* GOAL
Write out, word for word, every line from the first one through the line that holds "const trueCardinality = [2, 3, 2, 1, 1];", and nothing else; skip the pictures.

* COLLECTED DATA
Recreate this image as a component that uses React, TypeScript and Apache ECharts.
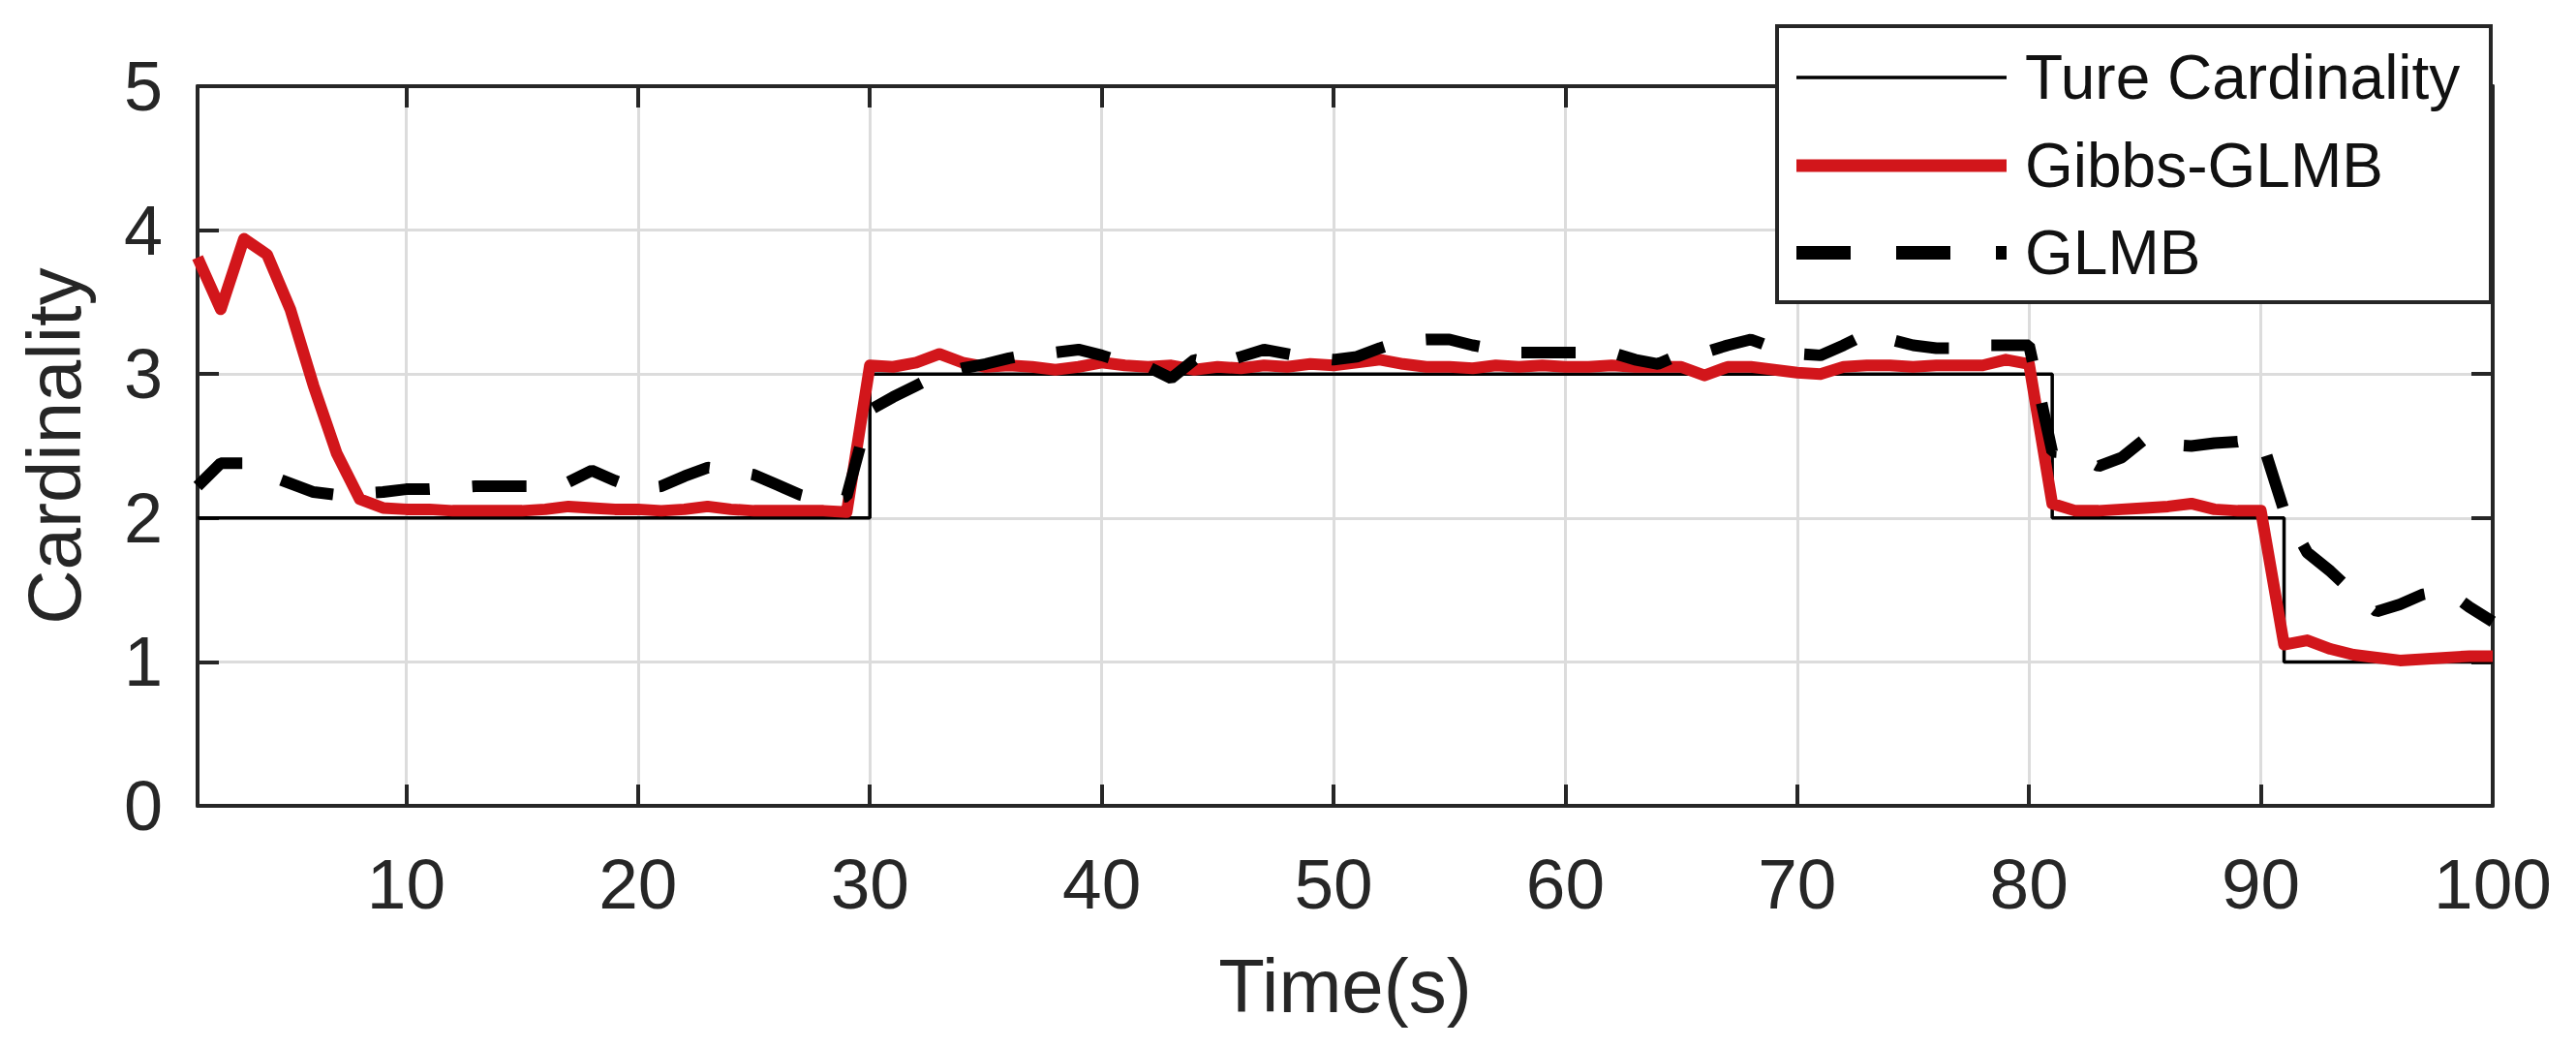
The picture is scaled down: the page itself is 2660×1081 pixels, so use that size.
import React, { useEffect, useRef } from 'react';
import * as echarts from 'echarts';

// ---------- data ----------
const timeSteps = [
  1, 2, 3, 4, 5, 6, 7, 8, 9, 10, 11, 12, 13, 14, 15, 16, 17, 18, 19, 20,
  21, 22, 23, 24, 25, 26, 27, 28, 29, 30, 31, 32, 33, 34, 35, 36, 37, 38, 39, 40,
  41, 42, 43, 44, 45, 46, 47, 48, 49, 50, 51, 52, 53, 54, 55, 56, 57, 58, 59, 60,
  61, 62, 63, 64, 65, 66, 67, 68, 69, 70, 71, 72, 73, 74, 75, 76, 77, 78, 79, 80,
  81, 82, 83, 84, 85, 86, 87, 88, 89, 90, 91, 92, 93, 94, 95, 96, 97, 98, 99, 100,
];

// true cardinality, drawn as a staircase through its change points
const trueTimes = [1, 30, 81, 91, 100];
const trueCardinality = [2, 3, 2, 1, 1];

const gibbsGlmb = [
  3.81, 3.45, 3.94, 3.83, 3.45, 2.92, 2.45, 2.13, 2.07, 2.06,
  2.06, 2.05, 2.05, 2.05, 2.05, 2.06, 2.08, 2.07, 2.06, 2.06,
  2.05, 2.06, 2.08, 2.06, 2.05, 2.05, 2.05, 2.05, 2.04, 3.06,
  3.05, 3.08, 3.14, 3.08, 3.05, 3.06, 3.05, 3.03, 3.05, 3.08,
  3.06, 3.05, 3.06, 3.03, 3.05, 3.04, 3.06, 3.05, 3.07, 3.06,
  3.08, 3.1, 3.07, 3.05, 3.05, 3.04, 3.06, 3.05, 3.06, 3.05,
  3.05, 3.06, 3.05, 3.05, 3.05, 2.99, 3.05, 3.05, 3.03, 3.01,
  3.0, 3.05, 3.06, 3.06, 3.05, 3.06, 3.06, 3.06, 3.1, 3.07,
  2.1, 2.05, 2.05, 2.06, 2.07, 2.08, 2.1, 2.06, 2.05, 2.05,
  1.12, 1.15, 1.09, 1.05, 1.03, 1.01, 1.02, 1.03, 1.04, 1.04,
];

const glmb = [
  2.22, 2.38, 2.38, 2.3, 2.24, 2.18, 2.16, 2.17, 2.18, 2.2,
  2.2, 2.21, 2.22, 2.22, 2.22, 2.22, 2.25, 2.33, 2.26, 2.2,
  2.22, 2.29, 2.35, 2.33, 2.3, 2.23, 2.16, 2.12, 2.15, 2.75,
  2.84, 2.92, 3.0, 3.04, 3.07, 3.11, 3.14, 3.15, 3.17, 3.13,
  3.08, 3.05, 2.97, 3.1, 3.07, 3.12, 3.17, 3.14, 3.11, 3.1,
  3.12, 3.18, 3.23, 3.24, 3.24, 3.2, 3.17, 3.15, 3.15, 3.15,
  3.15, 3.15, 3.1, 3.07, 3.14, 3.15, 3.2, 3.24, 3.18, 3.14,
  3.13, 3.2, 3.28, 3.24, 3.2, 3.18, 3.18, 3.2, 3.2, 3.2,
  2.46, 2.45, 2.36, 2.42, 2.55, 2.51, 2.5, 2.52, 2.53, 2.56,
  2.05, 1.76, 1.63, 1.48, 1.35, 1.4, 1.47, 1.5, 1.38, 1.28,
];

const seriesNames = ['Ture Cardinality', 'Gibbs-GLMB', 'GLMB'];
const xAxisTitle = 'Time(s)';
const yAxisTitle = 'Cardinality';
const xRange = [1, 100];
const yRange = [0, 5];

// ---------- styling ----------
const FONT = "'Liberation Sans', Arial, Helvetica, sans-serif";
const AXIS_COLOR = '#262626';
const GRID_COLOR = '#dcdcdc';
const RED = '#d2161b';

const PLOT = { left: 204, top: 89, right: 2574, bottom: 832 };
const LEGEND = { x: 1835, y: 27, w: 737, h: 285, lineX1: 1855, lineX2: 2072, textX: 2091, rows: [80, 171, 261] };

function pairs(xs: number[], ys: number[]) {
  return xs.map((x, i) => [x, ys[i]]);
}

export default function App() {
  const ref = useRef<HTMLDivElement | null>(null);

  useEffect(() => {
    if (!ref.current) return;
    const chart = echarts.init(ref.current, undefined, { renderer: 'svg' });

    const tickStyle = { show: true, inside: true, length: 22, lineStyle: { color: AXIS_COLOR, width: 4 } };
    const lineAxis = { show: true, onZero: false, lineStyle: { color: AXIS_COLOR, width: 4 } };

    const option: any = {
      animation: false,
      backgroundColor: '#ffffff',
      grid: {
        left: PLOT.left,
        top: PLOT.top,
        width: PLOT.right - PLOT.left,
        height: PLOT.bottom - PLOT.top,
        containLabel: false,
        outerBoundsMode: 'none',
      },
      xAxis: [
        {
          type: 'value',
          position: 'bottom',
          min: xRange[0],
          max: xRange[1],
          splitNumber: 10,
          minInterval: 10,
          maxInterval: 10,
          axisLine: lineAxis,
          axisTick: tickStyle,
          axisLabel: {
            show: true,
            margin: 44,
            color: AXIS_COLOR,
            fontFamily: FONT,
            fontSize: 73,
            lineHeight: 73,
            formatter: (v: number) => (v === xRange[0] ? '' : String(v)),
          },
          splitLine: { show: true, lineStyle: { color: GRID_COLOR, width: 3 } },
          name: xAxisTitle,
          nameLocation: 'middle',
          nameGap: 147,
          nameTextStyle: { color: AXIS_COLOR, fontFamily: FONT, fontSize: 78, lineHeight: 78 },
        },
        {
          type: 'value',
          position: 'top',
          min: xRange[0],
          max: xRange[1],
          splitNumber: 10,
          minInterval: 10,
          maxInterval: 10,
          axisLine: lineAxis,
          axisTick: tickStyle,
          axisLabel: { show: false },
          splitLine: { show: false },
        },
      ],
      yAxis: [
        {
          type: 'value',
          position: 'left',
          min: yRange[0],
          max: yRange[1],
          interval: 1,
          axisLine: lineAxis,
          axisTick: tickStyle,
          axisLabel: {
            show: true,
            margin: 36,
            color: AXIS_COLOR,
            fontFamily: FONT,
            fontSize: 72,
            lineHeight: 72,
          },
          splitLine: { show: true, lineStyle: { color: GRID_COLOR, width: 3 } },
          name: yAxisTitle,
          nameLocation: 'middle',
          nameGap: 109,
          nameTextStyle: { color: AXIS_COLOR, fontFamily: FONT, fontSize: 78, lineHeight: 78 },
        },
        {
          type: 'value',
          position: 'right',
          min: yRange[0],
          max: yRange[1],
          interval: 1,
          axisLine: lineAxis,
          axisTick: tickStyle,
          axisLabel: { show: false },
          splitLine: { show: false },
        },
      ],
      series: [
        {
          name: seriesNames[0],
          type: 'line',
          xAxisIndex: 0,
          yAxisIndex: 0,
          step: 'end',
          data: pairs(trueTimes, trueCardinality),
          showSymbol: false,
          symbol: 'none',
          lineStyle: { color: '#000000', width: 3.5 },
          itemStyle: { color: '#000000' },
          emphasis: { disabled: true },
        },
        {
          name: seriesNames[1],
          type: 'line',
          xAxisIndex: 0,
          yAxisIndex: 0,
          data: pairs(timeSteps, gibbsGlmb),
          showSymbol: false,
          symbol: 'none',
          lineStyle: { color: RED, width: 12, join: 'round' },
          itemStyle: { color: RED },
          emphasis: { disabled: true },
        },
        {
          name: seriesNames[2],
          type: 'line',
          xAxisIndex: 0,
          yAxisIndex: 0,
          data: pairs(timeSteps, glmb),
          showSymbol: false,
          symbol: 'none',
          lineStyle: { color: '#000000', width: 12, type: [56, 44], cap: 'butt' },
          itemStyle: { color: '#000000' },
          emphasis: { disabled: true },
        },
      ],
      graphic: [
        {
          type: 'rect',
          z: 100,
          shape: { x: LEGEND.x, y: LEGEND.y, width: LEGEND.w, height: LEGEND.h },
          style: { fill: '#ffffff', stroke: AXIS_COLOR, lineWidth: 4 },
        },
        {
          type: 'line',
          z: 101,
          shape: { x1: LEGEND.lineX1, y1: LEGEND.rows[0], x2: LEGEND.lineX2, y2: LEGEND.rows[0] },
          style: { stroke: '#000000', lineWidth: 3.5 },
        },
        {
          type: 'line',
          z: 101,
          shape: { x1: LEGEND.lineX1, y1: LEGEND.rows[1], x2: LEGEND.lineX2, y2: LEGEND.rows[1] },
          style: { stroke: RED, lineWidth: 13 },
        },
        {
          type: 'line',
          z: 101,
          shape: { x1: LEGEND.lineX1, y1: LEGEND.rows[2], x2: LEGEND.lineX2, y2: LEGEND.rows[2] },
          style: { stroke: '#000000', lineWidth: 14, lineDash: [56, 47], lineCap: 'butt' },
        },
        ...seriesNames.map((name, i) => ({
          type: 'text',
          z: 101,
          style: {
            text: name,
            x: LEGEND.textX,
            y: LEGEND.rows[i],
            fill: '#111111',
            font: `64px ${FONT}`,
            fontSize: 64,
            fontFamily: FONT,
            align: 'left',
            verticalAlign: 'middle',
            textAlign: 'left',
            textVerticalAlign: 'middle',
          },
        })),
      ],
    };

    chart.setOption(option);
    return () => {
      chart.dispose();
    };
  }, []);

  return (
    <div
      ref={ref}
      style={{ position: 'fixed', left: 0, top: 0, width: 2660, height: 1081, background: '#ffffff' }}
    />
  );
}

* RESPONSE TO THE TASK
Recreate this image as a component that uses React, TypeScript and Apache ECharts.
The picture is scaled down: the page itself is 2660×1081 pixels, so use that size.
import React, { useEffect, useRef } from 'react';
import * as echarts from 'echarts';

// ---------- data ----------
const timeSteps = [
  1, 2, 3, 4, 5, 6, 7, 8, 9, 10, 11, 12, 13, 14, 15, 16, 17, 18, 19, 20,
  21, 22, 23, 24, 25, 26, 27, 28, 29, 30, 31, 32, 33, 34, 35, 36, 37, 38, 39, 40,
  41, 42, 43, 44, 45, 46, 47, 48, 49, 50, 51, 52, 53, 54, 55, 56, 57, 58, 59, 60,
  61, 62, 63, 64, 65, 66, 67, 68, 69, 70, 71, 72, 73, 74, 75, 76, 77, 78, 79, 80,
  81, 82, 83, 84, 85, 86, 87, 88, 89, 90, 91, 92, 93, 94, 95, 96, 97, 98, 99, 100,
];

// true cardinality, drawn as a staircase through its change points
const trueTimes = [1, 30, 81, 91, 100];
const trueCardinality = [2, 3, 2, 1, 1];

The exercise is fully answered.